**Problem details**
Skip the pictures. Transcribe the rest of the data below without changing a word.

**Provided data**

★ ★ ★ ★ ★

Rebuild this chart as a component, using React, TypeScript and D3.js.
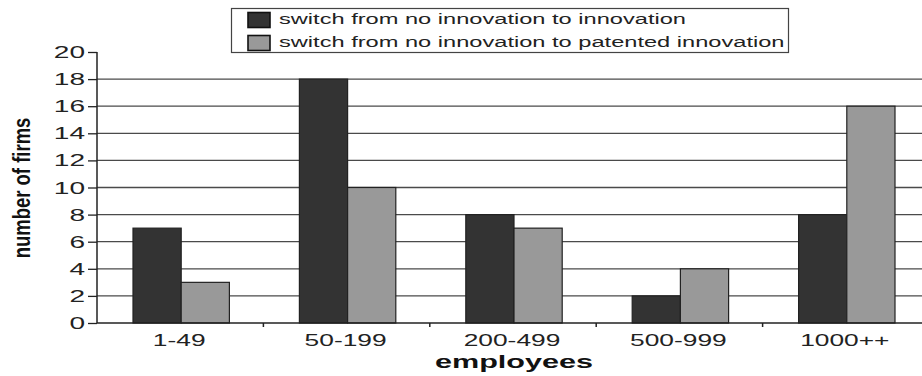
import React, { useEffect, useRef } from 'react';
import * as d3 from 'd3';

const categories = ['1-49', '50-199', '200-499', '500-999', '1000++'];
const innovation = [7, 18, 8, 2, 8];
const patented = [3, 10, 7, 4, 16];
const seriesNames = [
    'switch from no innovation to innovation',
    'switch from no innovation to patented innovation',
];
const yTicks = [0, 2, 4, 6, 8, 10, 12, 14, 16, 18, 20];

const App = () => {
    const ref = useRef<SVGSVGElement>(null);

    useEffect(() => {
        const svg = d3.select(ref.current);
        svg.selectAll('*').remove();

        const left = 97;
        const right = 929;
        const top = 52;
        const bottom = 323;
        const font = 'Liberation Sans, Arial, sans-serif';

        const x = d3.scaleBand().domain(categories).range([left, right]).paddingInner(0).paddingOuter(0);
        const inner = d3
            .scaleBand()
            .domain(['a', 'b'])
            .range([36, x.bandwidth() - 34])
            .padding(0);
        const y = d3.scaleLinear().domain([0, 20]).range([bottom, top]);

        // gridlines
        svg
            .append('g')
            .selectAll('line')
            .data(yTicks.filter((t) => t > 0 && t < 20))
            .enter()
            .append('line')
            .attr('x1', left)
            .attr('x2', 922)
            .attr('y1', (d) => y(d))
            .attr('y2', (d) => y(d))
            .attr('stroke', '#4a4a4a')
            .attr('stroke-width', 1.3);

        const colors = ['#333333', '#999999'];
        const series = [innovation, patented];
        series.forEach((vals, si) => {
            svg
                .append('g')
                .selectAll('rect')
                .data(vals)
                .enter()
                .append('rect')
                .attr('x', (d, i) => (x(categories[i]) as number) + (inner(si ? 'b' : 'a') as number))
                .attr('y', (d) => y(d))
                .attr('width', inner.bandwidth())
                .attr('height', (d) => bottom - y(d))
                .attr('fill', colors[si])
                .attr('stroke', '#222')
                .attr('stroke-width', 1.2);
        });

        // y axis (labels drawn by hand so they can be stretched like the original)
        const yAxis = svg
            .append('g')
            .attr('transform', `translate(${left},0)`)
            .call(d3.axisLeft(y).tickValues(yTicks).tickSize(9).tickFormat(() => ''));
        yAxis.select('.domain').attr('stroke', '#222').attr('stroke-width', 1.5).attr('d', `M0,${top}V${bottom}`);
        yAxis.selectAll('.tick line').attr('stroke', '#222').attr('stroke-width', 1.3);
        svg
            .append('g')
            .selectAll('text')
            .data(yTicks)
            .enter()
            .append('text')
            .attr('transform', (d) => `translate(85,${y(d) + 6}) scale(1.65,1)`)
            .attr('text-anchor', 'end')
            .attr('font-family', font)
            .attr('font-size', 17)
            .attr('fill', '#222')
            .text((d) => d);

        // x axis
        const xAxis = svg
            .append('g')
            .attr('transform', `translate(0,${bottom})`)
            .call(d3.axisBottom(x).tickSize(0).tickFormat(() => ''));
        xAxis.select('.domain').attr('stroke', '#222').attr('stroke-width', 1.5).attr('d', `M${left},0H922`);
        svg
            .append('g')
            .selectAll('text')
            .data(categories)
            .enter()
            .append('text')
            .attr('transform', (d) => `translate(${(x(d) as number) + x.bandwidth() / 2 - 1},346) scale(1.55,1)`)
            .attr('text-anchor', 'middle')
            .attr('font-family', font)
            .attr('font-size', 17)
            .attr('fill', '#222')
            .text((d) => d);
        svg
            .append('g')
            .selectAll('line')
            .data(categories.slice(1))
            .enter()
            .append('line')
            .attr('x1', (d) => x(d) as number)
            .attr('x2', (d) => x(d) as number)
            .attr('y1', bottom)
            .attr('y2', bottom + 4)
            .attr('stroke', '#222')
            .attr('stroke-width', 1.5);

        // titles
        svg
            .append('text')
            .attr('transform', 'translate(514,368) scale(1.7,1)')
            .attr('text-anchor', 'middle')
            .attr('font-family', font)
            .attr('font-weight', 'bold')
            .attr('font-size', 18)
            .attr('fill', '#111')
            .text('employees');
        svg
            .append('text')
            .attr('transform', 'translate(30,188) scale(1.3,1) rotate(-90)')
            .attr('text-anchor', 'middle')
            .attr('font-family', font)
            .attr('font-weight', 'bold')
            .attr('font-size', 18.5)
            .attr('fill', '#111')
            .text('number of firms');

        // legend
        const lg = svg.append('g');
        lg.append('rect')
            .attr('x', 231.5)
            .attr('y', 8.5)
            .attr('width', 557)
            .attr('height', 44)
            .attr('fill', 'white')
            .attr('stroke', '#444')
            .attr('stroke-width', 1.2);
        seriesNames.forEach((name, i) => {
            lg.append('rect')
                .attr('x', 248)
                .attr('y', 12.5 + i * 23)
                .attr('width', 22)
                .attr('height', 15)
                .attr('fill', colors[i])
                .attr('stroke', '#111')
                .attr('stroke-width', 1.6);
            lg.append('text')
                .attr('transform', `translate(279,${24 + i * 22.5}) scale(1.63,1)`)
                .attr('font-family', font)
                .attr('font-size', 14.5)
                .attr('fill', '#222')
                .text(name);
        });
    }, []);

    return (
        <svg
            ref={ref}
            width={922}
            height={376}
            style={{ position: 'absolute', left: 0, top: 0, background: 'white' }}
        />
    );
};

export default App;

★ ★ ★ ★ ★

**Answer for this exercise**
Rebuild this chart as a component, using React, TypeScript and D3.js.
import React, { useEffect, useRef } from 'react';
import * as d3 from 'd3';

const categories = ['1-49', '50-199', '200-499', '500-999', '1000++'];
const innovation = [7, 18, 8, 2, 8];
const patented = [3, 10, 7, 4, 16];
const seriesNames = [
    'switch from no innovation to innovation',
    'switch from no innovation to patented innovation',
];
const yTicks = [0, 2, 4, 6, 8, 10, 12, 14, 16, 18, 20];

const App = () => {
    const ref = useRef<SVGSVGElement>(null);

    useEffect(() => {
        const svg = d3.select(ref.current);
        svg.selectAll('*').remove();

        const left = 97;
        const right = 929;
        const top = 52;
        const bottom = 323;
        const font = 'Liberation Sans, Arial, sans-serif';

        const x = d3.scaleBand().domain(categories).range([left, right]).paddingInner(0).paddingOuter(0);
        const inner = d3
            .scaleBand()
            .domain(['a', 'b'])
            .range([36, x.bandwidth() - 34])
            .padding(0);
        const y = d3.scaleLinear().domain([0, 20]).range([bottom, top]);

        // gridlines
        svg
            .append('g')
            .selectAll('line')
            .data(yTicks.filter((t) => t > 0 && t < 20))
            .enter()
            .append('line')
            .attr('x1', left)
            .attr('x2', 922)
            .attr('y1', (d) => y(d))
            .attr('y2', (d) => y(d))
            .attr('stroke', '#4a4a4a')
            .attr('stroke-width', 1.3);

        const colors = ['#333333', '#999999'];
        const series = [innovation, patented];
        series.forEach((vals, si) => {
            svg
                .append('g')
                .selectAll('rect')
                .data(vals)
                .enter()
                .append('rect')
                .attr('x', (d, i) => (x(categories[i]) as number) + (inner(si ? 'b' : 'a') as number))
                .attr('y', (d) => y(d))
                .attr('width', inner.bandwidth())
                .attr('height', (d) => bottom - y(d))
                .attr('fill', colors[si])
                .attr('stroke', '#222')
                .attr('stroke-width', 1.2);
        });

        // y axis (labels drawn by hand so they can be stretched like the original)
        const yAxis = svg
            .append('g')
            .attr('transform', `translate(${left},0)`)
            .call(d3.axisLeft(y).tickValues(yTicks).tickSize(9).tickFormat(() => ''));
        yAxis.select('.domain').attr('stroke', '#222').attr('stroke-width', 1.5).attr('d', `M0,${top}V${bottom}`);
        yAxis.selectAll('.tick line').attr('stroke', '#222').attr('stroke-width', 1.3);
        svg
            .append('g')
            .selectAll('text')
            .data(yTicks)
            .enter()
            .append('text')
            .attr('transform', (d) => `translate(85,${y(d) + 6}) scale(1.65,1)`)
            .attr('text-anchor', 'end')
            .attr('font-family', font)
            .attr('font-size', 17)
            .attr('fill', '#222')
            .text((d) => d);

        // x axis
        const xAxis = svg
            .append('g')
            .attr('transform', `translate(0,${bottom})`)
            .call(d3.axisBottom(x).tickSize(0).tickFormat(() => ''));
        xAxis.select('.domain').attr('stroke', '#222').attr('stroke-width', 1.5).attr('d', `M${left},0H922`);
        svg
            .append('g')
            .selectAll('text')
            .data(categories)
            .enter()
            .append('text')
            .attr('transform', (d) => `translate(${(x(d) as number) + x.bandwidth() / 2 - 1},346) scale(1.55,1)`)
            .attr('text-anchor', 'middle')
            .attr('font-family', font)
            .attr('font-size', 17)
            .attr('fill', '#222')
            .text((d) => d);
        svg
            .append('g')
            .selectAll('line')
            .data(categories.slice(1))
            .enter()
            .append('line')
            .attr('x1', (d) => x(d) as number)
            .attr('x2', (d) => x(d) as number)
            .attr('y1', bottom)
            .attr('y2', bottom + 4)
            .attr('stroke', '#222')
            .attr('stroke-width', 1.5);

        // titles
        svg
            .append('text')
            .attr('transform', 'translate(514,368) scale(1.7,1)')
            .attr('text-anchor', 'middle')
            .attr('font-family', font)
            .attr('font-weight', 'bold')
            .attr('font-size', 18)
            .attr('fill', '#111')
            .text('employees');
        svg
            .append('text')
            .attr('transform', 'translate(30,188) scale(1.3,1) rotate(-90)')
            .attr('text-anchor', 'middle')
            .attr('font-family', font)
            .attr('font-weight', 'bold')
            .attr('font-size', 18.5)
            .attr('fill', '#111')
            .text('number of firms');

        // legend
        const lg = svg.append('g');
        lg.append('rect')
            .attr('x', 231.5)
            .attr('y', 8.5)
            .attr('width', 557)
            .attr('height', 44)
            .attr('fill', 'white')
            .attr('stroke', '#444')
            .attr('stroke-width', 1.2);
        seriesNames.forEach((name, i) => {
            lg.append('rect')
                .attr('x', 248)
                .attr('y', 12.5 + i * 23)
                .attr('width', 22)
                .attr('height', 15)
                .attr('fill', colors[i])
                .attr('stroke', '#111')
                .attr('stroke-width', 1.6);
            lg.append('text')
                .attr('transform', `translate(279,${24 + i * 22.5}) scale(1.63,1)`)
                .attr('font-family', font)
                .attr('font-size', 14.5)
                .attr('fill', '#222')
                .text(name);
        });
    }, []);

    return (
        <svg
            ref={ref}
            width={922}
            height={376}
            style={{ position: 'absolute', left: 0, top: 0, background: 'white' }}
        />
    );
};

export default App;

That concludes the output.